> [WORK TO BE COMPLETED]:
Repeat the records below exactly, leaving out any pictures.

> [TASK MATERIAL]:
※ ※ ※

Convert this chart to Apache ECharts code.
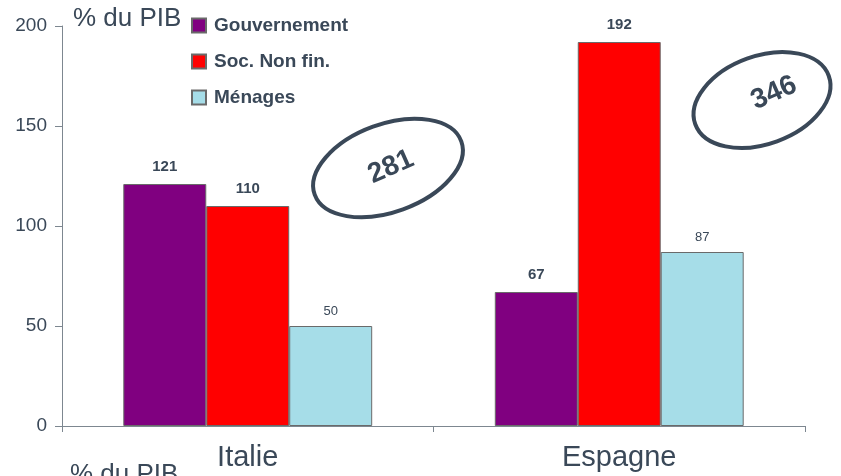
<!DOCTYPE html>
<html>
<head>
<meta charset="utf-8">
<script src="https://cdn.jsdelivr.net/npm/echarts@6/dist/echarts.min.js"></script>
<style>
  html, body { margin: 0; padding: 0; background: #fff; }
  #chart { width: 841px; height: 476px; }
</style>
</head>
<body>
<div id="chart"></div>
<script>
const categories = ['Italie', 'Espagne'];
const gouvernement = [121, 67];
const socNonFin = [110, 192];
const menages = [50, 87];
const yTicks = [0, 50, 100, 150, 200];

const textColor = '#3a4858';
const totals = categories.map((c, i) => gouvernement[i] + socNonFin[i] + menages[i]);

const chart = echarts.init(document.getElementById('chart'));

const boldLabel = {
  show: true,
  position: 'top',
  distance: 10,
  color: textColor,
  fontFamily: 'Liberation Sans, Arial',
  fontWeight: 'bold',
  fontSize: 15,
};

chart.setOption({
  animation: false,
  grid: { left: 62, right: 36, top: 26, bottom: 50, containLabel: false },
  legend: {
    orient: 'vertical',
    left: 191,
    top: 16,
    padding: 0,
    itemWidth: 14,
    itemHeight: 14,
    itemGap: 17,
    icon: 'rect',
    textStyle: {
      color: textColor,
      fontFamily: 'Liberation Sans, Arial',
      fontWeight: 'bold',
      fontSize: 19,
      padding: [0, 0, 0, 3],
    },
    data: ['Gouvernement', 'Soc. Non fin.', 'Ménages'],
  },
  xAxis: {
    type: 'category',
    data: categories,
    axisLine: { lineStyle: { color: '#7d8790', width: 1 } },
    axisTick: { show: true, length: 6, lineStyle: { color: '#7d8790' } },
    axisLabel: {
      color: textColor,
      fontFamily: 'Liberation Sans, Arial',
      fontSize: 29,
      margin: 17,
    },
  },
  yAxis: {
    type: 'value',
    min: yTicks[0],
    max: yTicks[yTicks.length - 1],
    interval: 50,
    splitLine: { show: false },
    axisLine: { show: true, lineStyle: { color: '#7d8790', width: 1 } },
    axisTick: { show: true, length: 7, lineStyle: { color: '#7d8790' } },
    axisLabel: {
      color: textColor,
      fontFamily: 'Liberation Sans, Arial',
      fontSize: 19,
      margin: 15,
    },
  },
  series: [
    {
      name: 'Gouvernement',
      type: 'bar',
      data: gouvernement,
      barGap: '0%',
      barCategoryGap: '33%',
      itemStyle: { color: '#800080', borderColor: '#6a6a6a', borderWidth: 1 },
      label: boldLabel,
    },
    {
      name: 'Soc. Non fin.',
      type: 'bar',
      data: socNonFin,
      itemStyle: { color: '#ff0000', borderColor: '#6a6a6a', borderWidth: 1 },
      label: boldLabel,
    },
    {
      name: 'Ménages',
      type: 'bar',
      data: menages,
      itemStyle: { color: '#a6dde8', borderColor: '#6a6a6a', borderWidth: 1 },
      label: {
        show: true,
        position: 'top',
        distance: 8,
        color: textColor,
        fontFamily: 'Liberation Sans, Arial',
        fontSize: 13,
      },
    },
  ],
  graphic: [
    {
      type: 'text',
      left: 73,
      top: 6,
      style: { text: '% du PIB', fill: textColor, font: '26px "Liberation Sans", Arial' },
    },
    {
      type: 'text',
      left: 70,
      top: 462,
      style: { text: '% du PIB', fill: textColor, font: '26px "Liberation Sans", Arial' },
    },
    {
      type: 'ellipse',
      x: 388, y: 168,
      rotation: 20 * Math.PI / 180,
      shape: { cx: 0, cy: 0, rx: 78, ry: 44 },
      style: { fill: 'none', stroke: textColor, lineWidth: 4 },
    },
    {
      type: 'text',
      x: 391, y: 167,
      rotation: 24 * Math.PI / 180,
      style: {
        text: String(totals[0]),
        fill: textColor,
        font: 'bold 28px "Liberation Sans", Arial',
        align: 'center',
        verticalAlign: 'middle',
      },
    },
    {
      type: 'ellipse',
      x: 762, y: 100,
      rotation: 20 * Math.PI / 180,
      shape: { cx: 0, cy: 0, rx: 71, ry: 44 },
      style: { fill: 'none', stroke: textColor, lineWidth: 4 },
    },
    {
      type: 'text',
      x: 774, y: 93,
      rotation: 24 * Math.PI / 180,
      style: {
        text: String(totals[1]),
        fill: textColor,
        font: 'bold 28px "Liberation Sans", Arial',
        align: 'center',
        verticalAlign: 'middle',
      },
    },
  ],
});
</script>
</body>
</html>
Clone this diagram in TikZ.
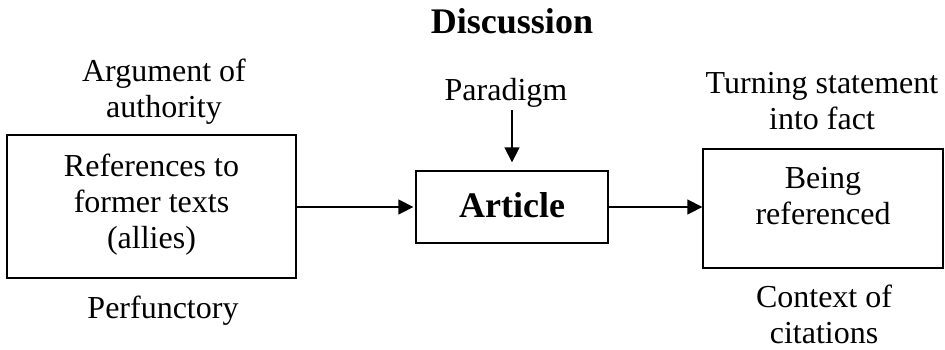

※ ※ ※

> [SOLVED PROBLEM]:
Convert this chart to Apache ECharts code.
<!DOCTYPE html>
<html>
<head>
<meta charset="utf-8">
<script src="https://cdn.jsdelivr.net/npm/echarts@6/dist/echarts.min.js"></script>
<style>
  html, body { margin: 0; padding: 0; background: #fff; }
  #chart { width: 841px; height: 476px; }
</style>
</head>
<body>
<div id="chart"></div>
<script>
const categories = ['Italie', 'Espagne'];
const gouvernement = [121, 67];
const socNonFin = [110, 192];
const menages = [50, 87];
const yTicks = [0, 50, 100, 150, 200];

const textColor = '#3a4858';
const totals = categories.map((c, i) => gouvernement[i] + socNonFin[i] + menages[i]);

const chart = echarts.init(document.getElementById('chart'));

const boldLabel = {
  show: true,
  position: 'top',
  distance: 10,
  color: textColor,
  fontFamily: 'Liberation Sans, Arial',
  fontWeight: 'bold',
  fontSize: 15,
};

chart.setOption({
  animation: false,
  grid: { left: 62, right: 36, top: 26, bottom: 50, containLabel: false },
  legend: {
    orient: 'vertical',
    left: 191,
    top: 16,
    padding: 0,
    itemWidth: 14,
    itemHeight: 14,
    itemGap: 17,
    icon: 'rect',
    textStyle: {
      color: textColor,
      fontFamily: 'Liberation Sans, Arial',
      fontWeight: 'bold',
      fontSize: 19,
      padding: [0, 0, 0, 3],
    },
    data: ['Gouvernement', 'Soc. Non fin.', 'Ménages'],
  },
  xAxis: {
    type: 'category',
    data: categories,
    axisLine: { lineStyle: { color: '#7d8790', width: 1 } },
    axisTick: { show: true, length: 6, lineStyle: { color: '#7d8790' } },
    axisLabel: {
      color: textColor,
      fontFamily: 'Liberation Sans, Arial',
      fontSize: 29,
      margin: 17,
    },
  },
  yAxis: {
    type: 'value',
    min: yTicks[0],
    max: yTicks[yTicks.length - 1],
    interval: 50,
    splitLine: { show: false },
    axisLine: { show: true, lineStyle: { color: '#7d8790', width: 1 } },
    axisTick: { show: true, length: 7, lineStyle: { color: '#7d8790' } },
    axisLabel: {
      color: textColor,
      fontFamily: 'Liberation Sans, Arial',
      fontSize: 19,
      margin: 15,
    },
  },
  series: [
    {
      name: 'Gouvernement',
      type: 'bar',
      data: gouvernement,
      barGap: '0%',
      barCategoryGap: '33%',
      itemStyle: { color: '#800080', borderColor: '#6a6a6a', borderWidth: 1 },
      label: boldLabel,
    },
    {
      name: 'Soc. Non fin.',
      type: 'bar',
      data: socNonFin,
      itemStyle: { color: '#ff0000', borderColor: '#6a6a6a', borderWidth: 1 },
      label: boldLabel,
    },
    {
      name: 'Ménages',
      type: 'bar',
      data: menages,
      itemStyle: { color: '#a6dde8', borderColor: '#6a6a6a', borderWidth: 1 },
      label: {
        show: true,
        position: 'top',
        distance: 8,
        color: textColor,
        fontFamily: 'Liberation Sans, Arial',
        fontSize: 13,
      },
    },
  ],
  graphic: [
    {
      type: 'text',
      left: 73,
      top: 6,
      style: { text: '% du PIB', fill: textColor, font: '26px "Liberation Sans", Arial' },
    },
    {
      type: 'text',
      left: 70,
      top: 462,
      style: { text: '% du PIB', fill: textColor, font: '26px "Liberation Sans", Arial' },
    },
    {
      type: 'ellipse',
      x: 388, y: 168,
      rotation: 20 * Math.PI / 180,
      shape: { cx: 0, cy: 0, rx: 78, ry: 44 },
      style: { fill: 'none', stroke: textColor, lineWidth: 4 },
    },
    {
      type: 'text',
      x: 391, y: 167,
      rotation: 24 * Math.PI / 180,
      style: {
        text: String(totals[0]),
        fill: textColor,
        font: 'bold 28px "Liberation Sans", Arial',
        align: 'center',
        verticalAlign: 'middle',
      },
    },
    {
      type: 'ellipse',
      x: 762, y: 100,
      rotation: 20 * Math.PI / 180,
      shape: { cx: 0, cy: 0, rx: 71, ry: 44 },
      style: { fill: 'none', stroke: textColor, lineWidth: 4 },
    },
    {
      type: 'text',
      x: 774, y: 93,
      rotation: 24 * Math.PI / 180,
      style: {
        text: String(totals[1]),
        fill: textColor,
        font: 'bold 28px "Liberation Sans", Arial',
        align: 'center',
        verticalAlign: 'middle',
      },
    },
  ],
});
</script>
</body>
</html>
Clone this diagram in TikZ.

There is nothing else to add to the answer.